Akasa Air buys engines worth $4.5 billion for new 737 Maxs

DUBAI, United Arab Emirates — India’s startup Akasa Air announced today it had chosen CFM International’s LEAP-1B turbofan engines to power its newly bought Boeing 737 Max jets, a deal valued at some $4.5 billion.

The companies struck the agreement, which includes spare engines and long-term servicing, at the Dubai Air Show, the five-day trade expo underway in the United Arab Emirates’ commercial hub. Chicago-based aviation giant Boeing Co. scored its first major sale of the show on Tuesday, clinching a deal with Akasa Air, a new budget carrier backed by Indian billionaire Rakesh Jhunjhunwala, to sell 72 Maxs for some $9 billion.

The substantial deal gave a lift to the order book for the Max, which was grounded for nearly two years after two fatal crashes in Ethiopia and Indonesia. American regulators recertified the plane for a return to service last year, and India lifted the ban just months ago.

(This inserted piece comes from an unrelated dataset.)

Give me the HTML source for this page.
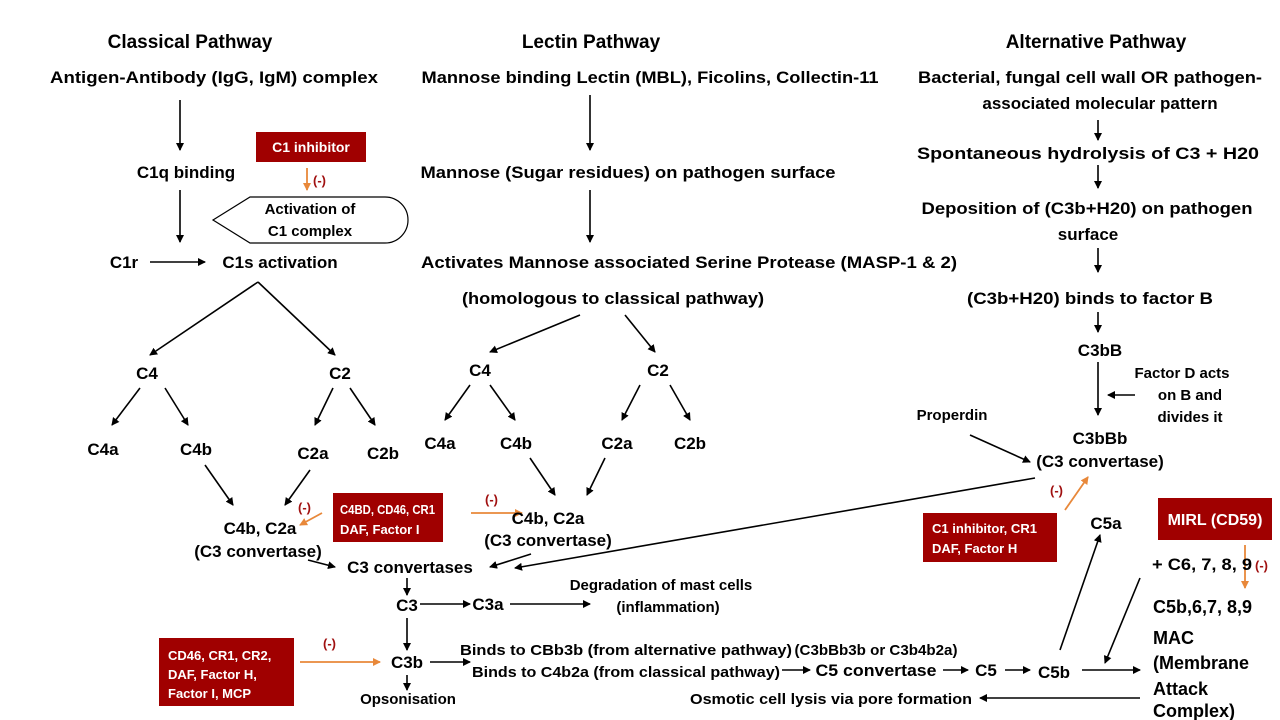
<!DOCTYPE html>
<html><head><meta charset="utf-8"><style>
html,body{margin:0;padding:0;background:#fff}
svg{display:block}
text{font-family:"Liberation Sans",sans-serif;font-weight:bold;font-size:17px;fill:#000}
.t{font-size:19px}
.w{fill:#fff;font-size:13px}
.m{fill:#a01010;font-size:13px}
</style></head><body>
<svg width="1280" height="720" viewBox="0 0 1280 720" xmlns="http://www.w3.org/2000/svg">
<defs>
<marker id="a" markerWidth="8" markerHeight="8" refX="7" refY="4" orient="auto" markerUnits="userSpaceOnUse"><path d="M0,0 L8,4 L0,8 z" fill="#000"/></marker>
<marker id="o" markerWidth="8" markerHeight="8" refX="7" refY="4" orient="auto" markerUnits="userSpaceOnUse"><path d="M0,0 L8,4 L0,8 z" fill="#e8883a"/></marker>
</defs>
<g stroke="#000" stroke-width="1.6" fill="none" marker-end="url(#a)">
<line x1="180" y1="100" x2="180" y2="150"/>
<line x1="180" y1="190" x2="180" y2="242"/>
<line x1="150" y1="262" x2="205" y2="262"/>
<line x1="590" y1="95" x2="590" y2="150"/>
<line x1="590" y1="190" x2="590" y2="242"/>
<line x1="1098" y1="120" x2="1098" y2="140"/>
<line x1="1098" y1="165" x2="1098" y2="188"/>
<line x1="1098" y1="248" x2="1098" y2="272"/>
<line x1="1098" y1="312" x2="1098" y2="332"/>
<line x1="1098" y1="362" x2="1098" y2="415"/>
<line x1="1135" y1="395" x2="1108" y2="395"/>
<line x1="970" y1="435" x2="1030" y2="462"/>
<line x1="258" y1="282" x2="150" y2="355"/>
<line x1="258" y1="282" x2="335" y2="355"/>
<line x1="140" y1="388" x2="112" y2="425"/>
<line x1="165" y1="388" x2="188" y2="425"/>
<line x1="333" y1="388" x2="315" y2="425"/>
<line x1="350" y1="388" x2="375" y2="425"/>
<line x1="205" y1="465" x2="233" y2="505"/>
<line x1="310" y1="470" x2="285" y2="505"/>
<line x1="580" y1="315" x2="490" y2="352"/>
<line x1="625" y1="315" x2="655" y2="352"/>
<line x1="470" y1="385" x2="445" y2="420"/>
<line x1="490" y1="385" x2="515" y2="420"/>
<line x1="640" y1="385" x2="622" y2="420"/>
<line x1="670" y1="385" x2="690" y2="420"/>
<line x1="530" y1="458" x2="555" y2="495"/>
<line x1="605" y1="458" x2="587" y2="495"/>
<line x1="308" y1="560" x2="335" y2="567"/>
<line x1="531" y1="554" x2="490" y2="567"/>
<line x1="1035" y1="478" x2="515" y2="568"/>
<line x1="407" y1="578" x2="407" y2="595"/>
<line x1="420" y1="604" x2="470" y2="604"/>
<line x1="510" y1="604" x2="590" y2="604"/>
<line x1="407" y1="618" x2="407" y2="650"/>
<line x1="407" y1="675" x2="407" y2="690"/>
<line x1="430" y1="662" x2="470" y2="662"/>
<line x1="782" y1="670" x2="810" y2="670"/>
<line x1="943" y1="670" x2="968" y2="670"/>
<line x1="1005" y1="670" x2="1030" y2="670"/>
<line x1="1082" y1="670" x2="1140" y2="670"/>
<line x1="1060" y1="650" x2="1100" y2="535"/>
<line x1="1140" y1="578" x2="1105" y2="663"/>
<line x1="1140" y1="698" x2="980" y2="698"/>
</g>
<g stroke="#e8883a" stroke-width="1.8" fill="none" marker-end="url(#o)">
<line x1="307" y1="168" x2="307" y2="190"/>
<line x1="322" y1="513" x2="300" y2="525"/>
<line x1="471" y1="513" x2="522" y2="513"/>
<line x1="300" y1="662" x2="380" y2="662"/>
<line x1="1065" y1="510" x2="1088" y2="477"/>
<line x1="1245" y1="545" x2="1245" y2="588"/>
</g>
<path d="M213,220 L250,197 L385,197 A23,23 0 0 1 385,243 L250,243 Z" fill="#fff" stroke="#000" stroke-width="1.2"/>
<g fill="#a00000">
<rect x="256" y="132" width="110" height="30"/>
<rect x="333" y="493" width="110" height="49"/>
<rect x="159" y="638" width="135" height="68"/>
<rect x="923" y="513" width="134" height="49"/>
<rect x="1158" y="498" width="114" height="42"/>
</g>
<g lengthAdjust="spacingAndGlyphs">
<text class="w" x="311" y="152" text-anchor="middle" style="font-size:14px">C1 inhibitor</text>
<text class="w" x="340" y="514" textLength="95" lengthAdjust="spacingAndGlyphs">C4BD, CD46, CR1</text>
<text class="w" x="340" y="534">DAF, Factor I</text>
<text class="w" x="168" y="660">CD46, CR1, CR2,</text>
<text class="w" x="168" y="679">DAF, Factor H,</text>
<text class="w" x="168" y="698">Factor I, MCP</text>
<text class="w" x="932" y="533" textLength="105" lengthAdjust="spacingAndGlyphs">C1 inhibitor, CR1</text>
<text class="w" x="932" y="553">DAF, Factor H</text>
<text class="w" x="1215" y="525" text-anchor="middle" style="font-size:16px">MIRL (CD59)</text>
</g>
<text class="m" x="313" y="185">(-)</text>
<text class="m" x="298" y="512">(-)</text>
<text class="m" x="485" y="504">(-)</text>
<text class="m" x="323" y="648">(-)</text>
<text class="m" x="1050" y="495">(-)</text>
<text class="m" x="1255" y="570">(-)</text>
<g text-anchor="middle">
<text class="t" x="190" y="48">Classical Pathway</text>
<text class="t" x="591" y="48">Lectin Pathway</text>
<text class="t" x="1096" y="48">Alternative Pathway</text>
<text x="214" y="83" textLength="328" lengthAdjust="spacingAndGlyphs">Antigen-Antibody (IgG, IgM) complex</text>
<text x="650" y="83" textLength="457" lengthAdjust="spacingAndGlyphs">Mannose binding Lectin (MBL), Ficolins, Collectin-11</text>
<text x="1090" y="83" textLength="344" lengthAdjust="spacingAndGlyphs">Bacterial, fungal cell wall OR pathogen-</text>
<text x="1100" y="109">associated molecular pattern</text>
<text x="186" y="178">C1q binding</text>
<text x="310" y="214" style="font-size:15px">Activation of</text>
<text x="310" y="236" style="font-size:15px">C1 complex</text>
<text x="124" y="268">C1r</text>
<text x="280" y="268">C1s activation</text>
<text x="628" y="178" textLength="415" lengthAdjust="spacingAndGlyphs">Mannose (Sugar residues) on pathogen surface</text>
<text x="689" y="268" textLength="536" lengthAdjust="spacingAndGlyphs">Activates Mannose associated Serine Protease (MASP-1 &amp; 2)</text>
<text x="613" y="304" textLength="302" lengthAdjust="spacingAndGlyphs">(homologous to classical pathway)</text>
<text x="1088" y="159" textLength="342" lengthAdjust="spacingAndGlyphs">Spontaneous hydrolysis of C3 + H20</text>
<text x="1087" y="214" textLength="331" lengthAdjust="spacingAndGlyphs">Deposition of (C3b+H20) on pathogen</text>
<text x="1088" y="240">surface</text>
<text x="1090" y="304" textLength="246" lengthAdjust="spacingAndGlyphs">(C3b+H20) binds to factor B</text>
<text x="1100" y="356">C3bB</text>
<text x="1182" y="378" style="font-size:15px">Factor D acts</text>
<text x="1190" y="400" style="font-size:15px">on B and</text>
<text x="1190" y="422" style="font-size:15px">divides it</text>
<text x="952" y="420" style="font-size:15px">Properdin</text>
<text x="1100" y="444">C3bBb</text>
<text x="1100" y="467">(C3 convertase)</text>
<text x="147" y="379">C4</text>
<text x="340" y="379">C2</text>
<text x="103" y="455">C4a</text>
<text x="196" y="455">C4b</text>
<text x="313" y="459">C2a</text>
<text x="383" y="459">C2b</text>
<text x="260" y="534">C4b, C2a</text>
<text x="258" y="557">(C3 convertase)</text>
<text x="480" y="376">C4</text>
<text x="658" y="376">C2</text>
<text x="440" y="449">C4a</text>
<text x="516" y="449">C4b</text>
<text x="617" y="449">C2a</text>
<text x="690" y="449">C2b</text>
<text x="548" y="524">C4b, C2a</text>
<text x="548" y="546">(C3 convertase)</text>
<text x="410" y="573">C3 convertases</text>
<text x="407" y="611">C3</text>
<text x="488" y="610">C3a</text>
<text x="661" y="590" style="font-size:15px">Degradation of mast cells</text>
<text x="668" y="612" style="font-size:15px">(inflammation)</text>
<text x="407" y="668">C3b</text>
<text x="408" y="704" style="font-size:15px">Opsonisation</text>
<text x="626" y="655" style="font-size:15px" textLength="332" lengthAdjust="spacingAndGlyphs">Binds to CBb3b (from alternative pathway)</text>
<text x="626" y="677" style="font-size:15px" textLength="308" lengthAdjust="spacingAndGlyphs">Binds to C4b2a (from classical pathway)</text>
<text x="876" y="655" style="font-size:15px" textLength="163" lengthAdjust="spacingAndGlyphs">(C3bBb3b or C3b4b2a)</text>
<text x="876" y="676" textLength="121" lengthAdjust="spacingAndGlyphs">C5 convertase</text>
<text x="986" y="676">C5</text>
<text x="1054" y="678">C5b</text>
<text x="1106" y="529">C5a</text>
<text x="1202" y="570" textLength="100" lengthAdjust="spacingAndGlyphs">+ C6, 7, 8, 9</text>
<text x="831" y="704" style="font-size:15px" textLength="282" lengthAdjust="spacingAndGlyphs">Osmotic cell lysis via pore formation</text>
</g>
<text x="1153" y="613" style="font-size:18px">C5b,6,7, 8,9</text>
<text x="1153" y="644" style="font-size:18px">MAC</text>
<text x="1153" y="669" style="font-size:18px">(Membrane</text>
<text x="1153" y="695" style="font-size:18px">Attack</text>
<text x="1153" y="717" style="font-size:18px">Complex)</text>
</svg>
</body></html>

The Dubai Air Show typically pits Boeing and its European rival Airbus against each other in the crucial Mideast market filled with long-haul carriers connecting East and West. Airbus has announced three multibillion-dollar sales this week — although that’s still a distant cry from the tens of billions of dollars in orders at previous shows before the global pandemic struck and ravaged the aviation industry.

Mohammed bin Zayed Al Nahyan, Crown Prince of Abu Dhabi and the country’s de facto ruler, was on hand at the Dubai convention center Wednesday, touring showcases of missile defense systems and Israel’s military-industrial behemoths, which are presenting for the first time after the countries normalized relations last year.